* THE EXERCISE
Look through the data below and return each line where "this" appears.

========================================================================

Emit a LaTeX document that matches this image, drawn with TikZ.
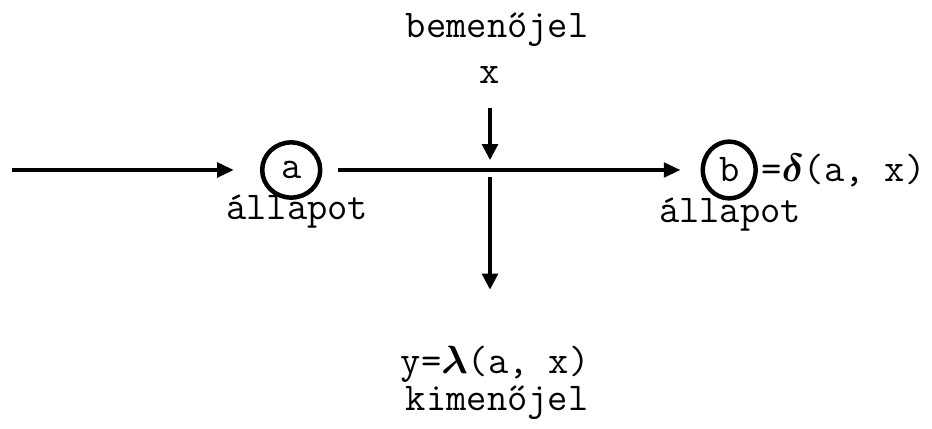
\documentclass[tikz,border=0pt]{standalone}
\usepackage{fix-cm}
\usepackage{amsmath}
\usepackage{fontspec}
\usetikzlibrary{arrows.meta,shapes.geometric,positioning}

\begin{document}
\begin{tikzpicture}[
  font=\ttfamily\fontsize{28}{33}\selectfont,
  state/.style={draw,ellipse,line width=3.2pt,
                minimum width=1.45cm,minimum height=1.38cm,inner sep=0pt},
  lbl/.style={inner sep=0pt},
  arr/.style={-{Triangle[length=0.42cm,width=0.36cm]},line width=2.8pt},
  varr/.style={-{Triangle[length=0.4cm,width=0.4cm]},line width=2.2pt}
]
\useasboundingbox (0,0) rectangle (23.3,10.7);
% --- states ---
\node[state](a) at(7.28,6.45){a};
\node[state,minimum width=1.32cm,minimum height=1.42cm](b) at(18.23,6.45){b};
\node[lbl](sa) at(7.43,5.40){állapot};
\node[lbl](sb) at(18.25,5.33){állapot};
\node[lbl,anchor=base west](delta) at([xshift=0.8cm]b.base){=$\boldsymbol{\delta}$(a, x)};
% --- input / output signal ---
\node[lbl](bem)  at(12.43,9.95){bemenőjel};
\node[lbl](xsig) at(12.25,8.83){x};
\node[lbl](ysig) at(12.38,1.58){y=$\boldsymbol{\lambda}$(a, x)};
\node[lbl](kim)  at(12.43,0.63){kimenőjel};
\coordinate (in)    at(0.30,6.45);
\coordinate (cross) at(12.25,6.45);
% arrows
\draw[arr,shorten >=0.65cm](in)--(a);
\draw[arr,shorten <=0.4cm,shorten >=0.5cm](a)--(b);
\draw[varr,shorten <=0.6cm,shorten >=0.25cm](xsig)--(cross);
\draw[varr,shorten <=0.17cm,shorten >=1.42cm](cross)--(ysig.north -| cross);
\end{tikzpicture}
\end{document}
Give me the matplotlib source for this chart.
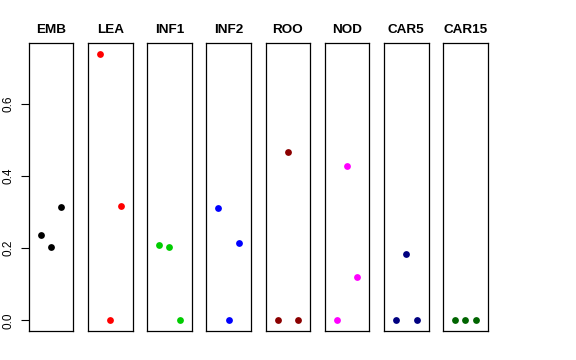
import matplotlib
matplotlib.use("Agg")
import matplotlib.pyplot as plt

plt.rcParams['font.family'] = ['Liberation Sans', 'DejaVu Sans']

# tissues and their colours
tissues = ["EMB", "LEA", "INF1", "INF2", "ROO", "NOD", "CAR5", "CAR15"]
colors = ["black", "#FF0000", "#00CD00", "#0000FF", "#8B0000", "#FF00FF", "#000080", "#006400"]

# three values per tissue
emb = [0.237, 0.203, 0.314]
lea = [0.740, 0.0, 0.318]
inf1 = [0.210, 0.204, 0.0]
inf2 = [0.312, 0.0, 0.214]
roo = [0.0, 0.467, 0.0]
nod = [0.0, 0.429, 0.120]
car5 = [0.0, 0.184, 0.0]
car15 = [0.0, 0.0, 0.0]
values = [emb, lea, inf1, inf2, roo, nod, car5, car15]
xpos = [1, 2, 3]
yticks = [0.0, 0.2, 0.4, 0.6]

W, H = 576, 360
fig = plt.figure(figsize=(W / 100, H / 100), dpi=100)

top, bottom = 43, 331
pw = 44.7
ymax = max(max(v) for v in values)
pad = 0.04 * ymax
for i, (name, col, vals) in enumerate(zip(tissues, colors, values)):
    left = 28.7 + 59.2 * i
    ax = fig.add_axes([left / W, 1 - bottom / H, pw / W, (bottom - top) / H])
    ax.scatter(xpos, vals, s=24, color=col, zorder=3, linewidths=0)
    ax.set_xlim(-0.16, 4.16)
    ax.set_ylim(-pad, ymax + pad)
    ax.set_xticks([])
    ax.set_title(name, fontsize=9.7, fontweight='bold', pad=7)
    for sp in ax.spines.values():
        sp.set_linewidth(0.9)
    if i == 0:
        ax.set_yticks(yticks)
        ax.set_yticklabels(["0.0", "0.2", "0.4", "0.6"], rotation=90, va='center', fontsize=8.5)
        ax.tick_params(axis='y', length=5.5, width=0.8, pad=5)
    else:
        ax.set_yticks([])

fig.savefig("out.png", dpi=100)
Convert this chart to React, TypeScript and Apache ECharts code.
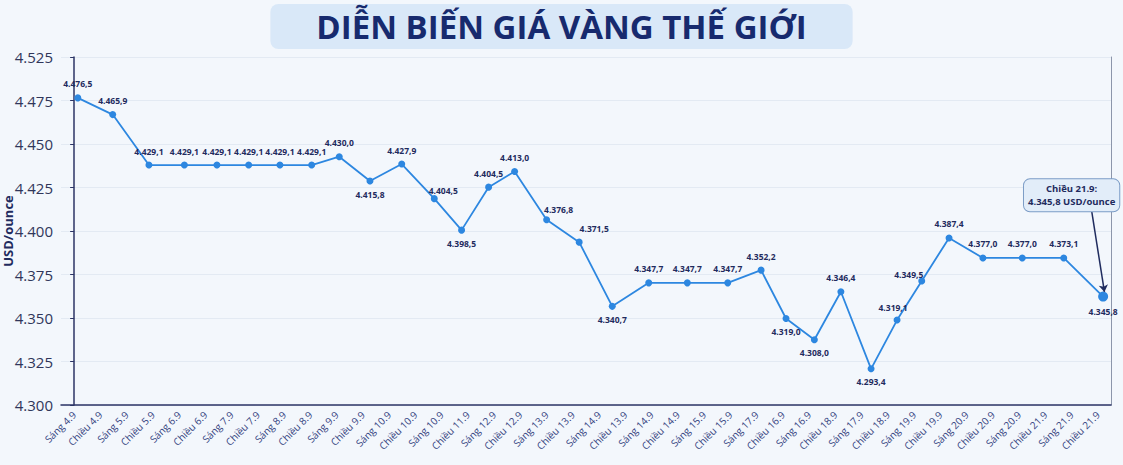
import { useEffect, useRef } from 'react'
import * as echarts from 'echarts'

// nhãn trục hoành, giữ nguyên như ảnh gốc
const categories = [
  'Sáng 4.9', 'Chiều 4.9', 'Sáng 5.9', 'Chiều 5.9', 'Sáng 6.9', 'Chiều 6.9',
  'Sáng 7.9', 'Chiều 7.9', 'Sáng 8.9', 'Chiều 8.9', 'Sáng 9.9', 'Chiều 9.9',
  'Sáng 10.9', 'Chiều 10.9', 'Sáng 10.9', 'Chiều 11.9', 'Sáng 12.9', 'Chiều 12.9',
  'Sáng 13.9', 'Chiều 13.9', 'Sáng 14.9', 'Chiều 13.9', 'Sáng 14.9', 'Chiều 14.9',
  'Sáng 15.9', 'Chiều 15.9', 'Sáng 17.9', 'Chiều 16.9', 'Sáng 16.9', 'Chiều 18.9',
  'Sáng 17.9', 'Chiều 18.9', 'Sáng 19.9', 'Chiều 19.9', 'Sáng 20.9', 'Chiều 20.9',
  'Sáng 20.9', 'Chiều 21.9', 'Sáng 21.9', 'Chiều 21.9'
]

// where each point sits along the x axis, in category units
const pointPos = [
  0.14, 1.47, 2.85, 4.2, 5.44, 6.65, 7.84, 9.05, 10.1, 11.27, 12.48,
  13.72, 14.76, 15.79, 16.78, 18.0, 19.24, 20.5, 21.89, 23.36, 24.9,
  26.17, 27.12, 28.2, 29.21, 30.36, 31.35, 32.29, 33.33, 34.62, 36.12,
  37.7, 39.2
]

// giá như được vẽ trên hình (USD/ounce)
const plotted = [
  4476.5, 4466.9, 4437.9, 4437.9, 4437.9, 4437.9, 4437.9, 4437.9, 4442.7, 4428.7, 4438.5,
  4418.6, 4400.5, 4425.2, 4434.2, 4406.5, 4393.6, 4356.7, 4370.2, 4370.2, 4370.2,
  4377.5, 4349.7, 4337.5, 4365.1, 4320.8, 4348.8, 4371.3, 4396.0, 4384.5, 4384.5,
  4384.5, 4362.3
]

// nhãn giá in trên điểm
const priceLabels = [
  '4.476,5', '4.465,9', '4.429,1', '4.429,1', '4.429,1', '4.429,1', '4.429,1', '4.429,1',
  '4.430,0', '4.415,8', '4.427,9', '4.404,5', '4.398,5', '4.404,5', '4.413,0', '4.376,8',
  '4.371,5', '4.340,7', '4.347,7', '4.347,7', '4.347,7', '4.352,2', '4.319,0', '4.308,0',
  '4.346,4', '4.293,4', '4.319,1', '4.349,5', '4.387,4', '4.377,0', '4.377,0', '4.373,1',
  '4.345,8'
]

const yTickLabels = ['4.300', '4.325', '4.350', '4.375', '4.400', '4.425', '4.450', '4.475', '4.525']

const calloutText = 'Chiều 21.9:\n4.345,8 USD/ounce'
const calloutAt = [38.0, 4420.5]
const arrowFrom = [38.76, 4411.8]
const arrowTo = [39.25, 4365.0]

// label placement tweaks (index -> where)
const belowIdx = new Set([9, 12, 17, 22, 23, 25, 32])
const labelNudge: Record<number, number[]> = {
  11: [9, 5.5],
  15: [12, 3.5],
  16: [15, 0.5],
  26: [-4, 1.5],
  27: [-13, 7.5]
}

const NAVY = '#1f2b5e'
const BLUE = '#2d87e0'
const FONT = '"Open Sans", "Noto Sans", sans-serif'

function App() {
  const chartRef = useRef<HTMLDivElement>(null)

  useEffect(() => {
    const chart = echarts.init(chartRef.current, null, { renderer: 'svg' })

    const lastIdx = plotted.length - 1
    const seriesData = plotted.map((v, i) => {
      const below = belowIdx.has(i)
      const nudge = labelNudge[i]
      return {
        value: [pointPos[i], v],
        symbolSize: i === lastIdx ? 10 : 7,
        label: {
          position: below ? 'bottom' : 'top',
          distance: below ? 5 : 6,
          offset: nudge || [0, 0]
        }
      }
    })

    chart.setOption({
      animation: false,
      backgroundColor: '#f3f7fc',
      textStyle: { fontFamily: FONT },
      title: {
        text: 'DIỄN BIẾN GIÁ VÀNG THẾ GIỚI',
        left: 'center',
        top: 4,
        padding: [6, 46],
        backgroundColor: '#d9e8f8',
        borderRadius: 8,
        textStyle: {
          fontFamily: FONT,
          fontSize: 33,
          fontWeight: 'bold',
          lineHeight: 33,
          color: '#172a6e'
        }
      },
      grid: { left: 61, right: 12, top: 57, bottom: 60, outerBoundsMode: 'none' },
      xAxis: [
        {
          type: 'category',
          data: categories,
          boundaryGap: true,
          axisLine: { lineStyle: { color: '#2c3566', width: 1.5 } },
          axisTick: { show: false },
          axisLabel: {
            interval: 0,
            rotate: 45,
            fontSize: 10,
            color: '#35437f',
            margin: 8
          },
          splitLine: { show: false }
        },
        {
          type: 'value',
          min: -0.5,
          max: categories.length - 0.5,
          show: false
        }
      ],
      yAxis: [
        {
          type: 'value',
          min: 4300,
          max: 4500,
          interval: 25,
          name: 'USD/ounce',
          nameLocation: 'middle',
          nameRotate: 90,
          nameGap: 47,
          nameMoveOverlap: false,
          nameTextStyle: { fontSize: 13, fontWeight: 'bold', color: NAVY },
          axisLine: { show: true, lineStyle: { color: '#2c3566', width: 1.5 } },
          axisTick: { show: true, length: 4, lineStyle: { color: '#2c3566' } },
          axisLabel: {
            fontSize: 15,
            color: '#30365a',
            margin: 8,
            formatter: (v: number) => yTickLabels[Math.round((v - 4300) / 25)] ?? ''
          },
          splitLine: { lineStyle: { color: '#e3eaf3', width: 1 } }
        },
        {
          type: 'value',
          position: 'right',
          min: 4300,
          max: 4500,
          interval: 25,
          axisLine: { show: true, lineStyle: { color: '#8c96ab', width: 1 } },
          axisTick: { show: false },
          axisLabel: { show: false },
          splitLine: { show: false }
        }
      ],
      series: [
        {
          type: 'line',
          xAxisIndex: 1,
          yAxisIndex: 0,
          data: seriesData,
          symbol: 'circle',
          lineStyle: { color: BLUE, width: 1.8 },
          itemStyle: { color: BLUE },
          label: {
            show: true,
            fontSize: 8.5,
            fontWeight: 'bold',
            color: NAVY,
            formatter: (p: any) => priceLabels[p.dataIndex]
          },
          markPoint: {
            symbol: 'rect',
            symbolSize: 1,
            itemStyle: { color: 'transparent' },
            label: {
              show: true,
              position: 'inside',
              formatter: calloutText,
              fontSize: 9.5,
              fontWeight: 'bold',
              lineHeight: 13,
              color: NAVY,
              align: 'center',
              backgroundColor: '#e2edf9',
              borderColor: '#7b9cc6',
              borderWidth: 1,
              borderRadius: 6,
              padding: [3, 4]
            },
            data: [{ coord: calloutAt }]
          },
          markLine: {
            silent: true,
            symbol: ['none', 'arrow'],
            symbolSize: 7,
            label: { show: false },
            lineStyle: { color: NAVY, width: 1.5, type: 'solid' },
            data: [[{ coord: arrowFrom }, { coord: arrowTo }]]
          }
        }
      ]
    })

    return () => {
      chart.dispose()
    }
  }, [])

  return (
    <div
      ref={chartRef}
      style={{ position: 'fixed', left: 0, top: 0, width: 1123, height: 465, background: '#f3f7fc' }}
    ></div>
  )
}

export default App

========================================================================

* WRITTEN ANSWER
Emit a LaTeX document that matches this image, drawn with TikZ.
Give me the matplotlib source for this chart.
Convert this chart to React, TypeScript and Apache ECharts code.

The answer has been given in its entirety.